Until the next time you need use a tube cutter or bender...lol. I always buy the tools I need for a given task. I figure I'll need one again in the next 40 years, so I might as well own it.
 
Not to mention how unethical it is to buy tools you know you're going to use and return.

The thing with 3/8" OD tubing is that 50' is going to be really springy. Even if I were going the no fitting route, I'd want to spot solder every 3rd coil to the upright to keep it a little rigid. If you don't do that, you can get some 16gauge solid copper wire to "tie" them instead. If you don't do some kind of securing, it's not going to look nice for long (if you care).

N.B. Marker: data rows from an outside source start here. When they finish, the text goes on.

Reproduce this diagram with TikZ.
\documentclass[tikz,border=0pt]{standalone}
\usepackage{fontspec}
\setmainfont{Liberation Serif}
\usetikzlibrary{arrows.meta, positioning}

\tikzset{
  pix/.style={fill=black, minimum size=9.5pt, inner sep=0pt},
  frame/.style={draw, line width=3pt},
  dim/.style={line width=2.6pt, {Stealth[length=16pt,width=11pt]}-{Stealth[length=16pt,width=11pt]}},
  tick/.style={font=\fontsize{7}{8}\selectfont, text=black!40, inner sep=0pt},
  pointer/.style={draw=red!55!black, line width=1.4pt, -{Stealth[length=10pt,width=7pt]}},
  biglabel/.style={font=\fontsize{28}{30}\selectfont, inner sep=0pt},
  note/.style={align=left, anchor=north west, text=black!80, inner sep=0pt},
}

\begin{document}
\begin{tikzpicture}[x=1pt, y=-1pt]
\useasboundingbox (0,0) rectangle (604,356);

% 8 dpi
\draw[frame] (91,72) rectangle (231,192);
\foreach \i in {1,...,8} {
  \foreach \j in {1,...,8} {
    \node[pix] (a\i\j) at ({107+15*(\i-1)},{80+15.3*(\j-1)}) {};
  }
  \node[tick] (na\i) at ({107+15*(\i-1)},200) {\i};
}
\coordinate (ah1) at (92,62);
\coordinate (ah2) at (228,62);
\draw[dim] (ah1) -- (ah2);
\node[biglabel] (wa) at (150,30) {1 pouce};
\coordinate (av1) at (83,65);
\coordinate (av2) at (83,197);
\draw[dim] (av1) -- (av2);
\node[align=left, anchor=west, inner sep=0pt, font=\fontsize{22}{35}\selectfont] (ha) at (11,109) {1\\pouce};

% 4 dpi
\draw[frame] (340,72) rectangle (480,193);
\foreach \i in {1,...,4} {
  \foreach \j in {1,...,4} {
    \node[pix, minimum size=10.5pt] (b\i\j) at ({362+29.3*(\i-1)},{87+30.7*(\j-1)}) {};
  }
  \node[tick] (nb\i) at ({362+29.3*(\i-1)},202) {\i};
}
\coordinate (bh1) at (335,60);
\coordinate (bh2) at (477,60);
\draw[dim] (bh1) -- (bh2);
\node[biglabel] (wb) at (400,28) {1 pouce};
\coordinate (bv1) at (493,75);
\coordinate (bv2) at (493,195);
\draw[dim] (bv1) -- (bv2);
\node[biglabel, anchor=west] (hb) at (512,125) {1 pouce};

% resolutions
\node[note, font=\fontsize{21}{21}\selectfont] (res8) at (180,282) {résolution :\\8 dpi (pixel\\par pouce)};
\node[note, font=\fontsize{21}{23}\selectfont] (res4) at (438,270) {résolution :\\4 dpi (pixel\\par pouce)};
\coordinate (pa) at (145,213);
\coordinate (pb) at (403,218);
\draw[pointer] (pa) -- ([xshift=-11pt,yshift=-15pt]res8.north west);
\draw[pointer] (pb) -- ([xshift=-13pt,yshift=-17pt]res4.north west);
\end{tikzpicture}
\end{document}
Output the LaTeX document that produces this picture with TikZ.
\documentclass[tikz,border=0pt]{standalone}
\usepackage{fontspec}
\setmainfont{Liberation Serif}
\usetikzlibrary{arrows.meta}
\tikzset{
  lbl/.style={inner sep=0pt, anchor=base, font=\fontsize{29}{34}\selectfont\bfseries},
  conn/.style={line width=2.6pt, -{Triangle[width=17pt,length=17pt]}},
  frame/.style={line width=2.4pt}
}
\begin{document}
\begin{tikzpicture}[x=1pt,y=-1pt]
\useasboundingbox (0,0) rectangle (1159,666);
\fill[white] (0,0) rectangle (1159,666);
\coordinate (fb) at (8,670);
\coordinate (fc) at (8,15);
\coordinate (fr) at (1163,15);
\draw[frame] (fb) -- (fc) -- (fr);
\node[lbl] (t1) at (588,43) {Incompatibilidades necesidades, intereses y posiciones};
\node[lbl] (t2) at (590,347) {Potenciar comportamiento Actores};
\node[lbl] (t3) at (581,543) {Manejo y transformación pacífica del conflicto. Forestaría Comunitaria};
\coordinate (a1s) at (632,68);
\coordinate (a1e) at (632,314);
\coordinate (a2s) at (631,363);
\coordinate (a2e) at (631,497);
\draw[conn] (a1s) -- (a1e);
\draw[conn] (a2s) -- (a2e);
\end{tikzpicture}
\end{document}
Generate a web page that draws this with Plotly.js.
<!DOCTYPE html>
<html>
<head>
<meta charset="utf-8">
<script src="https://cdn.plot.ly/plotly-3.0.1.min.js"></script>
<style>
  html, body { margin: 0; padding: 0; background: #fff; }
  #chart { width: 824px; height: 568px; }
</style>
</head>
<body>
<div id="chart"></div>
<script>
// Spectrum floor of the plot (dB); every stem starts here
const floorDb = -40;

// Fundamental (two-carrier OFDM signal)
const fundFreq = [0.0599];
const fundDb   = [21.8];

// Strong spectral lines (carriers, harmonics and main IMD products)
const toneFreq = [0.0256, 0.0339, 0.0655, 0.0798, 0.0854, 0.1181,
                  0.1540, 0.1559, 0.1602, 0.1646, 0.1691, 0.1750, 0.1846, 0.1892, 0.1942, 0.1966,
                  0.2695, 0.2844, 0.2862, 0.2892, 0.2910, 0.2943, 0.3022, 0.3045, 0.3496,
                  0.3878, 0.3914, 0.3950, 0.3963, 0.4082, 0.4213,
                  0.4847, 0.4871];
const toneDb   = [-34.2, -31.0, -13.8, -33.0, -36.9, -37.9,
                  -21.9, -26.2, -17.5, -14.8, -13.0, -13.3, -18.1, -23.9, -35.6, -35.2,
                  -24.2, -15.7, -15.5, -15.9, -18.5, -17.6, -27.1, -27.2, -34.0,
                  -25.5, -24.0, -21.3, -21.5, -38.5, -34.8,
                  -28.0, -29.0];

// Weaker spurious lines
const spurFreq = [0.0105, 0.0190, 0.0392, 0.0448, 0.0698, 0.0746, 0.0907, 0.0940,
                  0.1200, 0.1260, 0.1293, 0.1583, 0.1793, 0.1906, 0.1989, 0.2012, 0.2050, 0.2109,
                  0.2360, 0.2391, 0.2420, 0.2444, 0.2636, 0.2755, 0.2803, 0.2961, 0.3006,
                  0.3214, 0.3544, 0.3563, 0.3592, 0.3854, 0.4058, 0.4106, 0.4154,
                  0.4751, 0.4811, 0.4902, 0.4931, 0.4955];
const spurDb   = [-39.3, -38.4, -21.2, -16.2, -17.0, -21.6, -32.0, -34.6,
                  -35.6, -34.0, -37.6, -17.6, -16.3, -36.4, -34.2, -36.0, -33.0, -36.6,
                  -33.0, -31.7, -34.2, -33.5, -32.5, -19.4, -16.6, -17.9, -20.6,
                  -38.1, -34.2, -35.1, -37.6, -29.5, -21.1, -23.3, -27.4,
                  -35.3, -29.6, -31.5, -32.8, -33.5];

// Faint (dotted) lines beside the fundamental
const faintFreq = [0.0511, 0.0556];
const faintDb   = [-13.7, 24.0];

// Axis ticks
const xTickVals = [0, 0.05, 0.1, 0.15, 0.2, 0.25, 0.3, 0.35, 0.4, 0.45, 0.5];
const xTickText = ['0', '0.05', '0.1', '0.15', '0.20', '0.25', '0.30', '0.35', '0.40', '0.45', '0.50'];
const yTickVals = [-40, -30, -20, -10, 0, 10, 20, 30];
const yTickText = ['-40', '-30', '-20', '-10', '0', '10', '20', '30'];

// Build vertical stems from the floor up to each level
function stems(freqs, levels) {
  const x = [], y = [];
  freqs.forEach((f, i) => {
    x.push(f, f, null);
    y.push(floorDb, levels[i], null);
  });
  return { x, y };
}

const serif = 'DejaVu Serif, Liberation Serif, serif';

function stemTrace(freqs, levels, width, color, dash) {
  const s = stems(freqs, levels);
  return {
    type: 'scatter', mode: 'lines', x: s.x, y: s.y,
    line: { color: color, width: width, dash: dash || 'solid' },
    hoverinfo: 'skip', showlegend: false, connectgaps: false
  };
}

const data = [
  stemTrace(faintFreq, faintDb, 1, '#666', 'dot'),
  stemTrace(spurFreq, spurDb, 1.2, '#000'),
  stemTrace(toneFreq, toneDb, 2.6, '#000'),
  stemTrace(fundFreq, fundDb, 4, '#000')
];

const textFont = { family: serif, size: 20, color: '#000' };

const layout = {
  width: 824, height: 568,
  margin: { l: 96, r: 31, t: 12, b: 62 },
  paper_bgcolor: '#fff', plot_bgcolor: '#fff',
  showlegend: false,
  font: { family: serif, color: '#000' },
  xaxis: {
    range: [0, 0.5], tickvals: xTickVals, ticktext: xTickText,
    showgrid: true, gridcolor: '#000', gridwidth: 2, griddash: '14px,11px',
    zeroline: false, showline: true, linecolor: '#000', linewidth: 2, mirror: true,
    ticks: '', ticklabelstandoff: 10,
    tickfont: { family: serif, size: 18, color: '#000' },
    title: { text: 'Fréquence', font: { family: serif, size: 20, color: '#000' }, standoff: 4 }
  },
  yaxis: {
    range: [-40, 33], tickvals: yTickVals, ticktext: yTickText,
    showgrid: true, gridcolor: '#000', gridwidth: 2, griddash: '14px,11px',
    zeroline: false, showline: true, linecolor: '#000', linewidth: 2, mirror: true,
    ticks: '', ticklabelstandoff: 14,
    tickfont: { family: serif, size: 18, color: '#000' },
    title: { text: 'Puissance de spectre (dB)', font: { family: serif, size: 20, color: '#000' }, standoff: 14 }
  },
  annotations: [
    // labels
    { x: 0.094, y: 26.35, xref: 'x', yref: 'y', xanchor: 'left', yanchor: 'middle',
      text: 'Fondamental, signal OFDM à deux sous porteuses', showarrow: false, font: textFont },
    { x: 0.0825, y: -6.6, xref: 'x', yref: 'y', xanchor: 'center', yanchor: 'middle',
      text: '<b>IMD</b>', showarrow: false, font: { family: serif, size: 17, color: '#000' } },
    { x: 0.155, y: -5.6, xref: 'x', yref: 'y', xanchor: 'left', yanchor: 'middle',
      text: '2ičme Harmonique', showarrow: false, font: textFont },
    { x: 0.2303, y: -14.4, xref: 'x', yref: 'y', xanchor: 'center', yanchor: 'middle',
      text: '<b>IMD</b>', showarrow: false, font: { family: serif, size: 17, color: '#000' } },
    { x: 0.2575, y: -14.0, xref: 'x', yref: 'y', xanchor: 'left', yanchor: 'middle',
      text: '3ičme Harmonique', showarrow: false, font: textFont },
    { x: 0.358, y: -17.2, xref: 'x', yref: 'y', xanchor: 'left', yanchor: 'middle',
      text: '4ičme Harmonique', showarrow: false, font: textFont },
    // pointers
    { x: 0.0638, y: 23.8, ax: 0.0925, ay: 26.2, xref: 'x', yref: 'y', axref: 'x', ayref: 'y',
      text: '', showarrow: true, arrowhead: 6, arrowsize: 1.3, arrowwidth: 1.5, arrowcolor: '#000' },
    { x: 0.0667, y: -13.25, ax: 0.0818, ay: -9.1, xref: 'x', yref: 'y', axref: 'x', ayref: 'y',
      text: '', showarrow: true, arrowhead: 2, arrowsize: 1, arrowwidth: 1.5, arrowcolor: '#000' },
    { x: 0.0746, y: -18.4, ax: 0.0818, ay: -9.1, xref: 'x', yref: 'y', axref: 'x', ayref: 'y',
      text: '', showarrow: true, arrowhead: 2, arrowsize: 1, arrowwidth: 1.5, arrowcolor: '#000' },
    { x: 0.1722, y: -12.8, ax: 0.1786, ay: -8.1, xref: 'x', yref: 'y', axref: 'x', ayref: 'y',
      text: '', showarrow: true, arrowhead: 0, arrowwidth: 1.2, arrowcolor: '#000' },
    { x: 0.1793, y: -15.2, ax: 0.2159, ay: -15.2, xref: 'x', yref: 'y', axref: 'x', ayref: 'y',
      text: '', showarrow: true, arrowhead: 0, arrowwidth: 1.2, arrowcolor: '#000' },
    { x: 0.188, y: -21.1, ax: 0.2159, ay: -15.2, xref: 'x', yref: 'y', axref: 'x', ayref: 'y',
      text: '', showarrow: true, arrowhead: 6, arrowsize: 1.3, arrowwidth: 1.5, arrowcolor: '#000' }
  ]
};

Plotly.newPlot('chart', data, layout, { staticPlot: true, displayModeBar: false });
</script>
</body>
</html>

If you're using a fitting that requires you to flare the tubing first, it's called a flare fitting. A compression fitting uses a ferrule under the nut that mechanically seals to the tubing once the nut is tightened down.
 
I did the tie with wire trick and it worked very well for me. I used stainless wire (picture frame area of hardware store), and it helps keep a little room between the coils without expanding the coil too much. My IC is stainless from a jockey box, it was very springy and difficult to clean between coils, now it's much better.
 
I went to HD yesterday and bought 50' 1/2 after all. It was $45, and if you take the shipping into account it is the same price at coppertubingsales. I used a paint can to coil it and made sweeping curves and connected to a hose using 2 clamps. No soldering, flaring or anything else that required plumbing skills. I kinked it at the end when I tried to bend it up, so I cut that piece off and tried again. When I tried it out on hot water, not boiling, it went cold in about 30 seconds. I'm pleased.

I did leave about 15 feet of the tube in its original shape in case I want to go further with it.

Thanks for the help to all.
 
I used an immersion chiller made with nothing more than copper tubing, with nylon hose pushed onto the ends of the copper line, the other ends of the nylon went into my chilling bucket (mop bucket with icewater) and on a small pond pump immersed in the water to feed the chiller (one line on the pump, the return line dropped in the bucket). No fittings, no troubles, and about as low cost as it gets.